Call for moratorium on executions with a view to abolish the death penalty
It is high time for Malaysia to review the death penalty as it is an archaic form of punishment that is inconsistent with international norms. I urge the government to at least review laws that allow the mandatory death sentence and to return discretion to the judges.
While the laws are being reviewed, there is a need to halt executions through a moratorium until the review process is completed.
In October 2012, then de facto Law Minister Nazri Aziz had announced that the Attorney-General’s Chamber would consider imposing jail terms instead of the mandatory death sentence for some drug offences.

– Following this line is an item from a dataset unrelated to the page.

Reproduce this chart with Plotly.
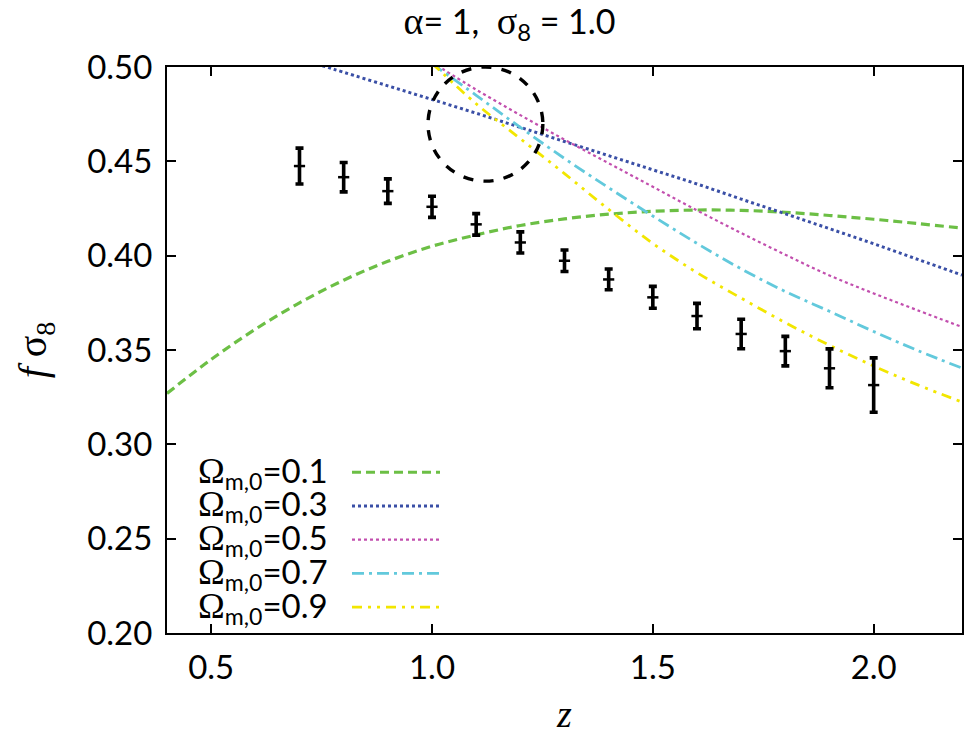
import plotly.graph_objects as go

# ---------------- data ----------------
z_obs = [0.7, 0.8, 0.9, 1.0, 1.1, 1.2, 1.3, 1.4, 1.5, 1.6, 1.7, 1.8, 1.9, 2.0]
fs8_obs = [0.4475, 0.4416, 0.4342, 0.4259, 0.4166, 0.4070, 0.3973, 0.3874,
           0.3779, 0.3680, 0.3585, 0.3494, 0.3403, 0.3314]
fs8_err = [0.0095, 0.0078, 0.0065, 0.0056, 0.0057, 0.0056, 0.0057, 0.0055,
           0.0058, 0.0067, 0.0078, 0.0078, 0.0103, 0.0144]

z_om01 = [0.4, 0.5, 0.6, 0.7, 0.8, 0.9, 1.0, 1.1, 1.2, 1.3, 1.4, 1.5, 1.6,
          1.7, 1.8, 1.9, 2.0, 2.1, 2.2]
fs8_om01 = [0.327, 0.345, 0.361, 0.375, 0.387, 0.397, 0.405, 0.411, 0.416,
            0.4195, 0.422, 0.4235, 0.4242, 0.424, 0.423, 0.4213, 0.4193,
            0.417, 0.4146]

z_om03 = [0.7, 0.75, 0.8, 0.9, 1.0, 1.1, 1.2, 1.3, 1.4, 1.5, 1.6, 1.7, 1.8,
          1.9, 2.0, 2.1, 2.2]
fs8_om03 = [0.5045, 0.5008, 0.4972, 0.490, 0.4828, 0.4755, 0.468, 0.4605,
            0.453, 0.4455, 0.438, 0.430, 0.4222, 0.4143, 0.4063, 0.398, 0.3897]

z_om05 = [1.0, 1.1, 1.2, 1.3, 1.4, 1.5, 1.6, 1.7, 1.8, 1.9, 2.0, 2.1, 2.2]
fs8_om05 = [0.5025, 0.488, 0.4745, 0.4615, 0.449, 0.4365, 0.424, 0.412,
            0.4005, 0.3895, 0.380, 0.371, 0.3622]

z_om07 = [1.0, 1.1, 1.2, 1.3, 1.4, 1.5, 1.6, 1.7, 1.8, 1.9, 2.0, 2.1, 2.2]
fs8_om07 = [0.5017, 0.485, 0.468, 0.4515, 0.436, 0.421, 0.4065, 0.393,
            0.381, 0.3705, 0.3598, 0.3497, 0.3404]

z_om09 = [1.0, 1.1, 1.2, 1.3, 1.4, 1.5, 1.6, 1.7, 1.8, 1.9, 2.0, 2.1, 2.2]
fs8_om09 = [0.502, 0.4805, 0.462, 0.4435, 0.4245, 0.4065, 0.391, 0.3775,
            0.3645, 0.3525, 0.3415, 0.3315, 0.3224]

legend_labels = ["0.1", "0.3", "0.5", "0.7", "0.9"]

x_ticks = [0.5, 1.0, 1.5, 2.0]
y_ticks = [0.20, 0.25, 0.30, 0.35, 0.40, 0.45, 0.50]

# highlighted region (dashed circle), data units
circle_x = [0.991, 1.251]
circle_y = [0.4395, 0.5]

# ---------------- styles ----------------
series = [
    (z_om01, fs8_om01, "#6cbf45", "9px,5px", 3.2),
    (z_om03, fs8_om03, "#3a4fa6", "dot", 3.0),
    (z_om05, fs8_om05, "#c24fae", "dot", 2.2),
    (z_om07, fs8_om07, "#62c9dc", "12px,5px,3px,5px", 2.8),
    (z_om09, fs8_om09, "#f2e600", "10px,6px,3px,6px,3px,6px", 2.8),
]

SERIF = "Liberation Serif"
SANS = "Lato"
TICK_SIZE = 33

fig = go.Figure()

for zs, vals, col, dash, w in series:
    fig.add_trace(go.Scatter(x=zs, y=vals, mode="lines",
                             line=dict(color=col, dash=dash, width=w, shape="spline"),
                             showlegend=False, hoverinfo="skip"))

fig.add_trace(go.Scatter(
    x=z_obs, y=fs8_obs, mode="markers",
    marker=dict(symbol="line-ew-open", size=8, color="black",
                line=dict(color="black", width=2.5)),
    error_y=dict(type="data", array=fs8_err, visible=True,
                 color="black", thickness=3.6, width=4),
    showlegend=False, hoverinfo="skip"))

# dashed circle
fig.add_shape(type="circle", xref="x", yref="y",
              x0=circle_x[0], x1=circle_x[1], y0=circle_y[0], y1=circle_y[1],
              line=dict(color="black", width=3.4, dash="dash"))

# custom legend (text left, line sample right)
leg_top = 0.284
leg_step = 0.0596
for i, ((_, _, col, dash, w), lab) in enumerate(zip(series, legend_labels)):
    yy = leg_top - i * leg_step
    fig.add_annotation(
        xref="paper", yref="paper", x=0.205, y=yy, xanchor="right", yanchor="middle",
        showarrow=False,
        text=(f'<span style="font-family:{SERIF};font-size:36px">Ω</span>'
              f'<sub>m,0</sub>={lab}'),
        font=dict(family=SANS, size=33, color="black"))
    fig.add_shape(type="line", xref="paper", yref="paper",
                  x0=0.2327, x1=0.3434, y0=yy, y1=yy,
                  line=dict(color=col, dash=dash, width=w))

fig.update_layout(
    width=965, height=740,
    margin=dict(l=167, r=3, t=67, b=107),
    paper_bgcolor="white", plot_bgcolor="white",
    font=dict(family=SANS, size=TICK_SIZE, color="black"),
    title=dict(
        text=(f'<span style="font-family:{SERIF};font-size:38px">α</span>= 1,  '
              f'<span style="font-family:{SERIF};font-size:38px">σ</span><sub>8</sub> = 1.0'),
        x=0.528, xanchor="center", xref="container",
        y=0.97, yanchor="middle", yref="container", automargin=False,
        font=dict(family=SANS, size=34, color="black")),
    xaxis=dict(range=[0.4, 2.2], tickvals=x_ticks, tickformat=".1f",
               automargin=False,
               showgrid=False, zeroline=False,
               showline=True, linecolor="black", linewidth=2, mirror="ticks",
               ticks="inside", ticklen=9, tickwidth=1.5, tickcolor="black",
               ticklabelstandoff=4,
               tickfont=dict(family=SANS, size=TICK_SIZE),
               title=dict(text="z", standoff=16,
                          font=dict(family=SERIF, size=38, style="italic"))),
    yaxis=dict(range=[0.2, 0.5], tickvals=y_ticks, tickformat=".2f",
               automargin=False,
               showgrid=False, zeroline=False,
               showline=True, linecolor="black", linewidth=2, mirror="ticks",
               ticks="inside", ticklen=9, tickwidth=1.5, tickcolor="black",
               ticklabelstandoff=6,
               tickfont=dict(family=SANS, size=TICK_SIZE),
               title=dict(text=f'<i>f</i> σ<sub>8</sub>', standoff=28,
                          font=dict(family=SERIF, size=40))),
)

fig.write_html("out.html", config={"displayModeBar": False},
               post_script="document.body.style.margin='0';document.body.style.overflow='hidden';")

The amendment would have empowered judges to replace the death sentence with jail time for drug mules.
However, there have been no such amendments made and the Malaysian death penalty stands.
Earlier, I was made to understand from the Ministry that there was no executions last year, but I was shocked to note in the latest parliamentary reply that 26 offenders have been executed from 2000 to July 2013. Of this figure, 22 were Malaysians, 3 Nigerians and 1 Singaporean.
The death sentence is a punishment that is both inhumane and irreversible. The impossibility of eliminating human error and the ineffectiveness of the sentence as deterrent also raises many issues.
As of 10 June 2013, a total of 964 offenders have been found guilty and sentenced to the death penalty by the High Court. Of this figure, 912 are male offenders and 52 are female offenders. 647 of these death row inmates are Malaysians (67%) and 317 of these death row inmates are foreigners (33%).
This has been an increase since 28 February 2012 when there were 860 death row inmates awaiting appeal while as of 22 February 2011, there were 696 waiting on death row.
According to the Home Ministry, between 1960 and February 2011, 441 persons had been hanged. Of the 441 persons hanged, 228 were involved in drug trafficking and 78 were convicted for murder. Another 130 were for illegal possessions of firearms, while four more were convicted for waging war against the King. The remaining one was involved in kidnapping.